Stated task →
Take from the listing each line that has the string "this".

Given data →
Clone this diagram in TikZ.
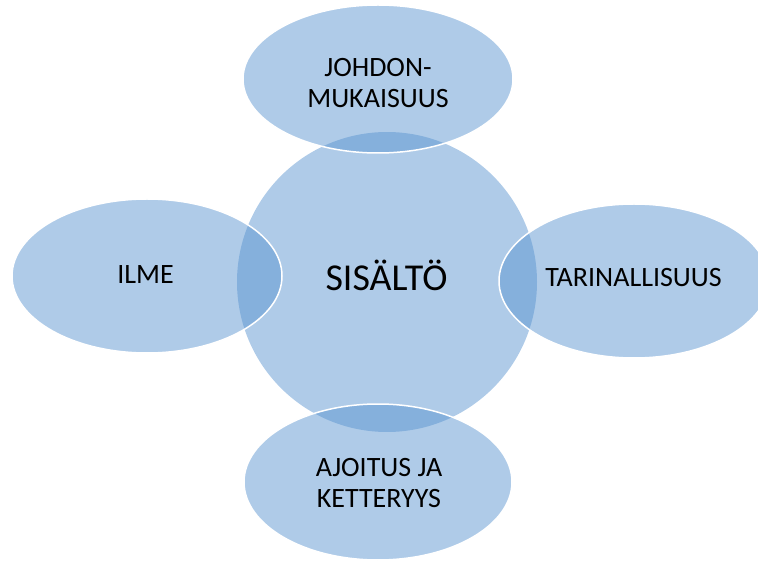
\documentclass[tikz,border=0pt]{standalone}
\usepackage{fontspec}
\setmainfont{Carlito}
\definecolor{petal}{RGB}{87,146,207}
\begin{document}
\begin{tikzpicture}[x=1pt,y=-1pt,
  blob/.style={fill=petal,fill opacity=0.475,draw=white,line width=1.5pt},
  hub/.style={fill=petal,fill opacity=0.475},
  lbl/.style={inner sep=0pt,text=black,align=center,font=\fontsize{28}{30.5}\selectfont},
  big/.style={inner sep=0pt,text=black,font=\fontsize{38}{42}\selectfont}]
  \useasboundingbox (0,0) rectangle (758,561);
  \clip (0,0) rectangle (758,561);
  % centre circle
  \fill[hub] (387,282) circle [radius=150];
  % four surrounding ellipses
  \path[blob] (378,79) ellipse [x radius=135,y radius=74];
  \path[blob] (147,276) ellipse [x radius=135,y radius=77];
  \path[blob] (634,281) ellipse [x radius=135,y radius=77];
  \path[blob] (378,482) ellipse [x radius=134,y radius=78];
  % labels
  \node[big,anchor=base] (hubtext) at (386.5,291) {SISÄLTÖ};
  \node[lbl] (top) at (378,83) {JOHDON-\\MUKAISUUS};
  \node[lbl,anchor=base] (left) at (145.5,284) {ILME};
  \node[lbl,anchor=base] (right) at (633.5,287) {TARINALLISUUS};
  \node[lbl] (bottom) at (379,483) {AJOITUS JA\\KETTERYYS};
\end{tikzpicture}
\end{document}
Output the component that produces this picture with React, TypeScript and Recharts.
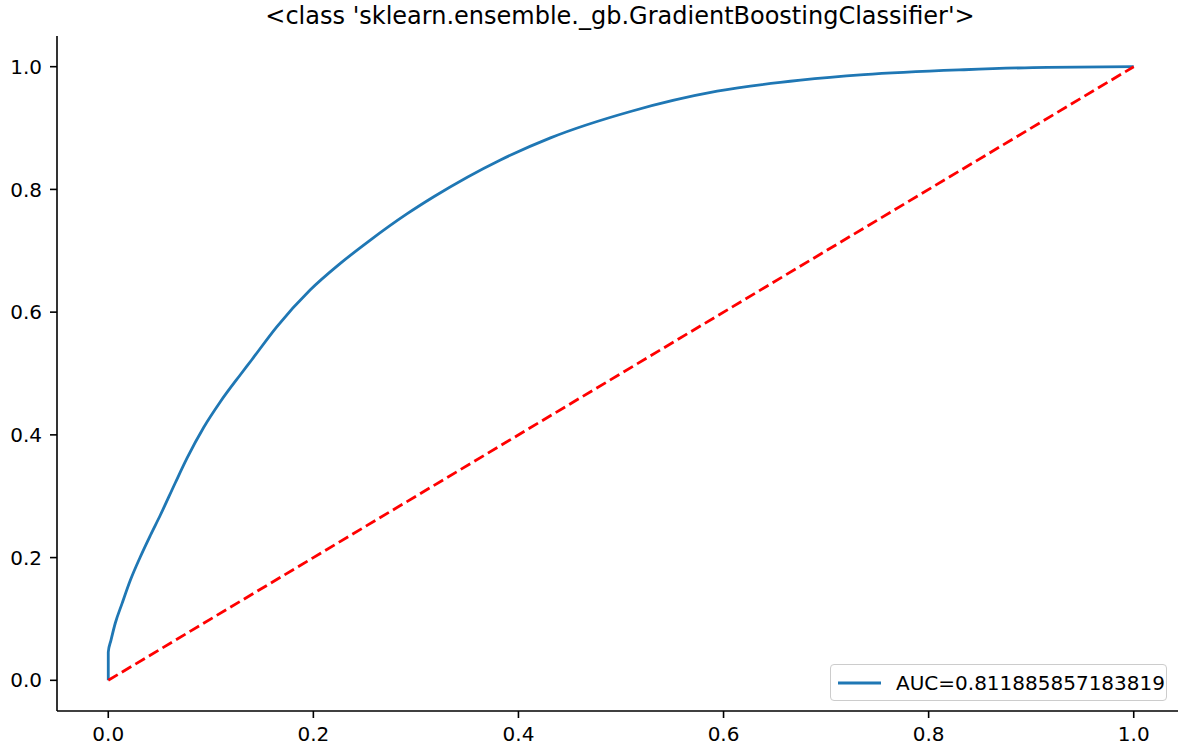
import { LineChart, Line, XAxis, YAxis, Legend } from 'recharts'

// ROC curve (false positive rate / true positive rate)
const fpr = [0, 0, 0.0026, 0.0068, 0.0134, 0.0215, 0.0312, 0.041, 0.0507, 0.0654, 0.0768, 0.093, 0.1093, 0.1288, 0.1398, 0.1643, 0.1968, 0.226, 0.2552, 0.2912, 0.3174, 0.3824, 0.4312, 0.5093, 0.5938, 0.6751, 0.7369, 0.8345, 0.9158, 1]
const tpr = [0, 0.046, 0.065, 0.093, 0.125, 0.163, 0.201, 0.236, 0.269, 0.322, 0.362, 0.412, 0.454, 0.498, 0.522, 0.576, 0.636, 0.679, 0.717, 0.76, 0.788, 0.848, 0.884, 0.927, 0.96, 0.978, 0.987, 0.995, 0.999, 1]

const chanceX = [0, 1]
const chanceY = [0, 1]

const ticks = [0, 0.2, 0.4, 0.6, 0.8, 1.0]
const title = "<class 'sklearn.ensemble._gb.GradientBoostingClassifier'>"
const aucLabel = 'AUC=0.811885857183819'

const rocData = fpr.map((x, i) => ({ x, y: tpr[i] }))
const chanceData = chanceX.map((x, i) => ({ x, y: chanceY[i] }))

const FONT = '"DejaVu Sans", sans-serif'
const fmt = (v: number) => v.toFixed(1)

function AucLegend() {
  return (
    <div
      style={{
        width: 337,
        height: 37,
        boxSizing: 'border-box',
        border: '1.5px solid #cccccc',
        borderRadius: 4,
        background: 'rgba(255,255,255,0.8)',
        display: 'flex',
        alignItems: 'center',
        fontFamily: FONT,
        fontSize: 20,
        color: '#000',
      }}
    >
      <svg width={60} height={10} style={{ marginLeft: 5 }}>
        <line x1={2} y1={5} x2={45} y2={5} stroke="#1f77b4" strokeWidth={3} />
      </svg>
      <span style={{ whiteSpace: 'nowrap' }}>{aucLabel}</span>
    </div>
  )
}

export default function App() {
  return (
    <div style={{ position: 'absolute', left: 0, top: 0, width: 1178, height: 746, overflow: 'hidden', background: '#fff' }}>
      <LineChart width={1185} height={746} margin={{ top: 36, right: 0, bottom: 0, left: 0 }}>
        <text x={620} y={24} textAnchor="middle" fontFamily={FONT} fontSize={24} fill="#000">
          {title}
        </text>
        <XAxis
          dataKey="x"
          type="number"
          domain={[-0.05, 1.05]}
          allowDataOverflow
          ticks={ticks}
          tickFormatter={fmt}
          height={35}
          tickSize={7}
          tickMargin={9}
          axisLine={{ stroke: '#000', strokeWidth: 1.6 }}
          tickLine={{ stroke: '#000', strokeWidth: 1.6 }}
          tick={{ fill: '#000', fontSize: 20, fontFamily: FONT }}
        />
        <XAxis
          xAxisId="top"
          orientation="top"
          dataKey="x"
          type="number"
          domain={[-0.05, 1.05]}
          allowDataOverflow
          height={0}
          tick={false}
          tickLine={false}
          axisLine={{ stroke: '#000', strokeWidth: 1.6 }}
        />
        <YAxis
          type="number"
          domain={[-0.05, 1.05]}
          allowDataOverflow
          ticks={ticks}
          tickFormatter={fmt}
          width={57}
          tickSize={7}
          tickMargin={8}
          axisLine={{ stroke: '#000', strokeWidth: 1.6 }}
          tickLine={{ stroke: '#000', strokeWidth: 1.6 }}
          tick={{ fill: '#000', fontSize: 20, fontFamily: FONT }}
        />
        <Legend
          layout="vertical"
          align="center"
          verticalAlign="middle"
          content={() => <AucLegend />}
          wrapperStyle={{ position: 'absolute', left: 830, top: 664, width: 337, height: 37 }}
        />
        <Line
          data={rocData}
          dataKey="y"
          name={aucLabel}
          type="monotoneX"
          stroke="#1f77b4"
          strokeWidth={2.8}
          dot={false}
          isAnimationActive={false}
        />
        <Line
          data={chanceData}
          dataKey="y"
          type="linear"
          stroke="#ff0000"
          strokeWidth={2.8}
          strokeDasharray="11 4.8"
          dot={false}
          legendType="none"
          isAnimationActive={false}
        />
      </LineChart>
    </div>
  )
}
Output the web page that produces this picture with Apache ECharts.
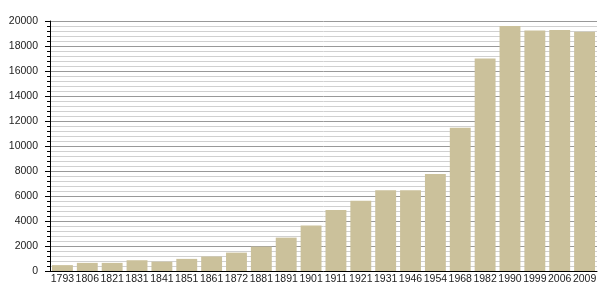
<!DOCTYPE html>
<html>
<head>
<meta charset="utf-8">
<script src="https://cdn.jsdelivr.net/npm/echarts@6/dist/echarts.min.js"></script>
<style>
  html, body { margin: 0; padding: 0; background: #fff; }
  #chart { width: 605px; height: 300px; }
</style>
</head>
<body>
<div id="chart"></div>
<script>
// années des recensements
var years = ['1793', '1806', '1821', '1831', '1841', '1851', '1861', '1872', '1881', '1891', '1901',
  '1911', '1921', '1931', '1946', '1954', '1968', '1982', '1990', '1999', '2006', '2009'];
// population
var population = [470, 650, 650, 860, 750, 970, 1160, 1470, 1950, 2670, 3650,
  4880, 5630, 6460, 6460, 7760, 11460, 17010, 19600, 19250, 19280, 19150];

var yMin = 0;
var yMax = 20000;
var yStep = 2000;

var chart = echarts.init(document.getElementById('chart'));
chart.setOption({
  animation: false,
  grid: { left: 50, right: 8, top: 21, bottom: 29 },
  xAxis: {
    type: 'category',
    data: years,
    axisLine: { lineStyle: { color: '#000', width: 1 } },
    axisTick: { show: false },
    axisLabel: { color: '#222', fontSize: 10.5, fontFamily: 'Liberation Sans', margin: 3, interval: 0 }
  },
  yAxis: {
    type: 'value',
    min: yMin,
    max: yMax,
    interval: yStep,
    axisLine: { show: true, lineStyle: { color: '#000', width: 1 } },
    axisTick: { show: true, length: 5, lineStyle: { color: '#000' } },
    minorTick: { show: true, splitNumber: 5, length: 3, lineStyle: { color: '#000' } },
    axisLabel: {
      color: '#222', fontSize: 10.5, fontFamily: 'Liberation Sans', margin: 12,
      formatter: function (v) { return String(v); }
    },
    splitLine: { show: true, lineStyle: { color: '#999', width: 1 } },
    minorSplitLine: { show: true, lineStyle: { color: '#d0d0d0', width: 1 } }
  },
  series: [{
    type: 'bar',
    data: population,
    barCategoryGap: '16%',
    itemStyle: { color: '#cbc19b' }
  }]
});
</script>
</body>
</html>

Solution to the exercise →
Clone this diagram in TikZ.
Output the component that produces this picture with React, TypeScript and Recharts.
Output the web page that produces this picture with Apache ECharts.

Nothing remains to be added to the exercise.